• _Task to complete_: In the entries below, count every line with the word "this". Return only the count.

— Start Task input —

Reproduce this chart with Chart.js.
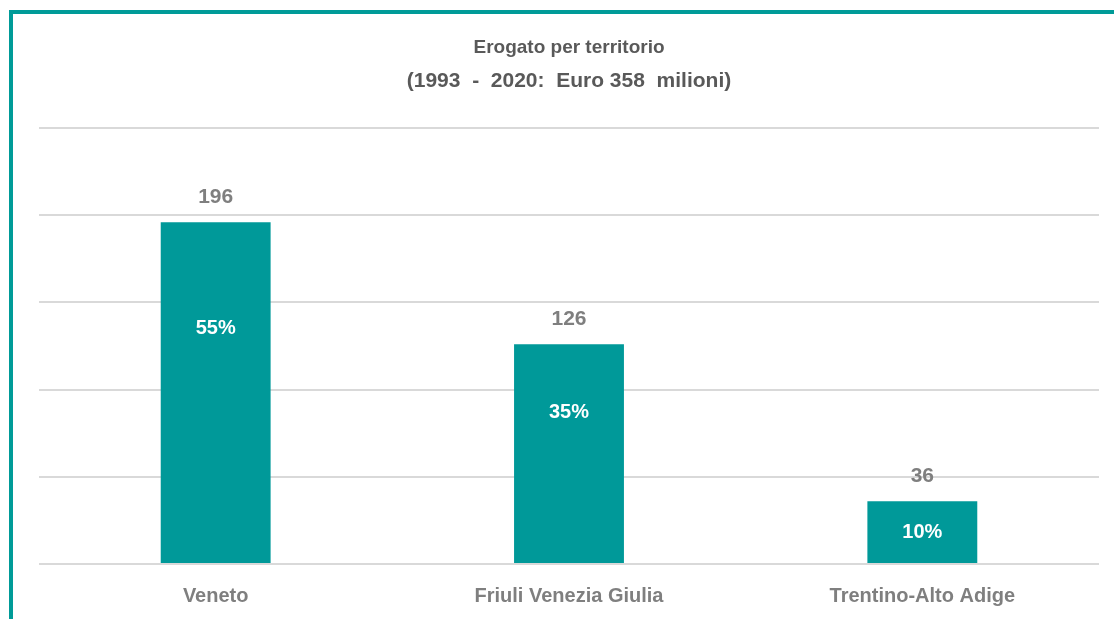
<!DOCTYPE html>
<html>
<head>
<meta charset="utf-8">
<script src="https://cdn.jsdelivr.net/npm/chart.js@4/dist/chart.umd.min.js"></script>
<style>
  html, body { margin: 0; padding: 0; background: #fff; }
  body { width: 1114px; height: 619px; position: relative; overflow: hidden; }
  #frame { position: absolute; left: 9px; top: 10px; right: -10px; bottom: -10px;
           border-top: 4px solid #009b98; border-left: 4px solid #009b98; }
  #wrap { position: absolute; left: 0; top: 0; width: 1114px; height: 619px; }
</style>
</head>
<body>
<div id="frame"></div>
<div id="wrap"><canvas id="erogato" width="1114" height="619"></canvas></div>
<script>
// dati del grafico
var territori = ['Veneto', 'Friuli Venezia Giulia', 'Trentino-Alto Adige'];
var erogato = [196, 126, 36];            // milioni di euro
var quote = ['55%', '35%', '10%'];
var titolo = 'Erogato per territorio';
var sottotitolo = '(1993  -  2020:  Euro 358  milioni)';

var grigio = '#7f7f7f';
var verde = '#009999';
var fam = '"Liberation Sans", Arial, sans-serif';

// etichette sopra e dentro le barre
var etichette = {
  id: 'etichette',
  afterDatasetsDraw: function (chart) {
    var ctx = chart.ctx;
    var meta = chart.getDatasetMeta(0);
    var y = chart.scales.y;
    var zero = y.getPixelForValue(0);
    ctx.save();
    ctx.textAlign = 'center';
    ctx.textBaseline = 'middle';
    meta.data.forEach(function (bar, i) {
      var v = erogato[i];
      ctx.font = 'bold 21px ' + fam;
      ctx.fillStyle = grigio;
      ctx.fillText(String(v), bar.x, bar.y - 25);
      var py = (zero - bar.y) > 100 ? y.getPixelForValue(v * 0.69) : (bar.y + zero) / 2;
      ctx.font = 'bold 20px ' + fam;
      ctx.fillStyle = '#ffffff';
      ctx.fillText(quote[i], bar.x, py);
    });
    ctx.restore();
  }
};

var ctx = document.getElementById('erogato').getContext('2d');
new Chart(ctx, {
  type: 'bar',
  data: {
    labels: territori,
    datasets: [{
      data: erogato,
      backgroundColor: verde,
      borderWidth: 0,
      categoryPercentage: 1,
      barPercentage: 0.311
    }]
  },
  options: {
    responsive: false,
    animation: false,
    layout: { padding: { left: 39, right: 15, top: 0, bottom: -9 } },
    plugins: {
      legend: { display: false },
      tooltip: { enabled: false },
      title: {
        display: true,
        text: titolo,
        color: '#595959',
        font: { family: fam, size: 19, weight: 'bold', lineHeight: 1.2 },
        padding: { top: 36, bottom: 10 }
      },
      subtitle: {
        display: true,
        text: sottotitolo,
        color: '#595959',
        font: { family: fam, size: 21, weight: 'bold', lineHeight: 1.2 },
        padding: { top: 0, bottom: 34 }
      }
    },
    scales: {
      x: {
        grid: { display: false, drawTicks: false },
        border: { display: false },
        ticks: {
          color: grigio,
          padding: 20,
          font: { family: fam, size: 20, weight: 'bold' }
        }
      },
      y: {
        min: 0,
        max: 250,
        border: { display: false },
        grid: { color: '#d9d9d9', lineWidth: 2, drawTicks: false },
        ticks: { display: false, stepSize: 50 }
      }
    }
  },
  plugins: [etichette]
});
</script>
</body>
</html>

— End Task input —
— Start Task input —

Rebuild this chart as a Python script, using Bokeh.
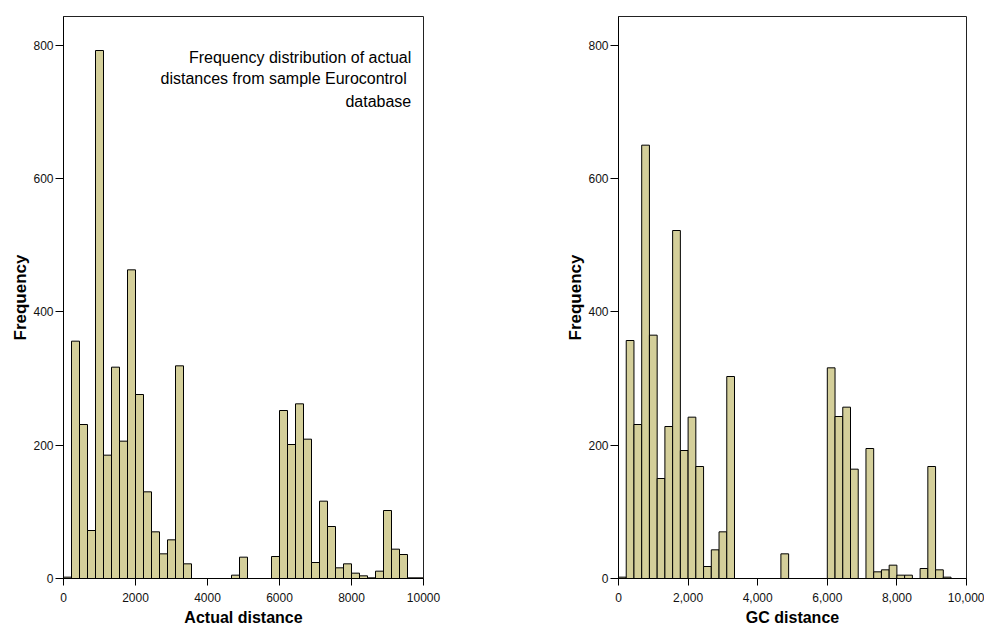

— End Task input —
— Start Task input —

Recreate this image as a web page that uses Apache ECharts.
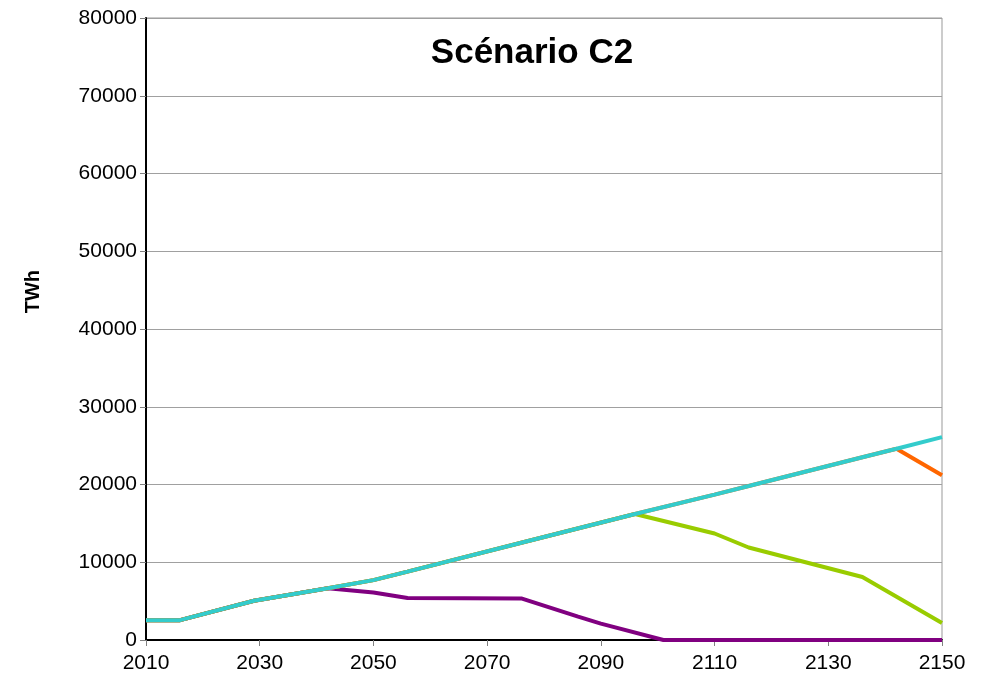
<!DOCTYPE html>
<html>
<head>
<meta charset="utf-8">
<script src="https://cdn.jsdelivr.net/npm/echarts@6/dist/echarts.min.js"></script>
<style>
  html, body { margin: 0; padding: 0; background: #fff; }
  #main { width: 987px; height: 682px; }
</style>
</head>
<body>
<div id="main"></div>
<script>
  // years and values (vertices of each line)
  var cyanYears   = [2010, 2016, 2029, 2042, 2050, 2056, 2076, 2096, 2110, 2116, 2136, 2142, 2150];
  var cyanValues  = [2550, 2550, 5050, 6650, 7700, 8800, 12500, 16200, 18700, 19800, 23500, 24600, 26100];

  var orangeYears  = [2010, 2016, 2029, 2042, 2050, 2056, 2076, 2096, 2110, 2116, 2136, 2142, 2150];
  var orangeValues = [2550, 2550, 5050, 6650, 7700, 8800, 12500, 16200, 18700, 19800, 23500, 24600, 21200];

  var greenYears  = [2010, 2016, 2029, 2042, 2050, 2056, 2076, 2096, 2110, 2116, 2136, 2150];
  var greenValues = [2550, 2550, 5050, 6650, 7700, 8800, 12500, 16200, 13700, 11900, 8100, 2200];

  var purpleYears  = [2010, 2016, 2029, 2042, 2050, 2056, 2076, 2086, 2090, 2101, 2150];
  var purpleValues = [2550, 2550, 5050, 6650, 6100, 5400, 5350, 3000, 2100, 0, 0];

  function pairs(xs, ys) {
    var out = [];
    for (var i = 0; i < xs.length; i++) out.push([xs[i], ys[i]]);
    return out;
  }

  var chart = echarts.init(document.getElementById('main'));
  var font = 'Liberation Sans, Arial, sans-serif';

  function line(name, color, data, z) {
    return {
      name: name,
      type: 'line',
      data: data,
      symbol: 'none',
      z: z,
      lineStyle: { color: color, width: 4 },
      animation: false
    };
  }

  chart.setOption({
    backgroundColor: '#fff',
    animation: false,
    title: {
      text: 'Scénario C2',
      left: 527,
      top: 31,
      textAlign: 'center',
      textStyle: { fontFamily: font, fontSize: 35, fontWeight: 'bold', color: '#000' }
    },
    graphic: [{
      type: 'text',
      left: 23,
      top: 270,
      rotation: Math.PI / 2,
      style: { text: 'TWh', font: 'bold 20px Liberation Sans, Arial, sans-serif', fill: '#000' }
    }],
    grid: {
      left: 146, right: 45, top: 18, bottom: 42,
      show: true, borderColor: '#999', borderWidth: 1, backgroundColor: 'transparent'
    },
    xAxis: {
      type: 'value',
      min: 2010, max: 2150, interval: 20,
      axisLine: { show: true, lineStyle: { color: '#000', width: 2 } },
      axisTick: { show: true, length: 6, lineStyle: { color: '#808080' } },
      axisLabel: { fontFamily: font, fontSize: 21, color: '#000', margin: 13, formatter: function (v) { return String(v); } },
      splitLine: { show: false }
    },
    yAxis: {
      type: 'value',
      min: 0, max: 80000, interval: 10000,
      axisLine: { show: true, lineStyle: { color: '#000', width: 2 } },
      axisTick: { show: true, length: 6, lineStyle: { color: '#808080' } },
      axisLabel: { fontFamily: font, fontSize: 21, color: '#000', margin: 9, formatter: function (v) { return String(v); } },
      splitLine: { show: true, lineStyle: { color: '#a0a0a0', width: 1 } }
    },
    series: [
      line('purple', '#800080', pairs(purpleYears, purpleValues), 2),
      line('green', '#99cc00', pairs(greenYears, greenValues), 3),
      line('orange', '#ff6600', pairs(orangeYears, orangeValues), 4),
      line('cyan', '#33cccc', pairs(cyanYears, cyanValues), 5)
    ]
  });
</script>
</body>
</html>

— End Task input —

• _Correct result_: 3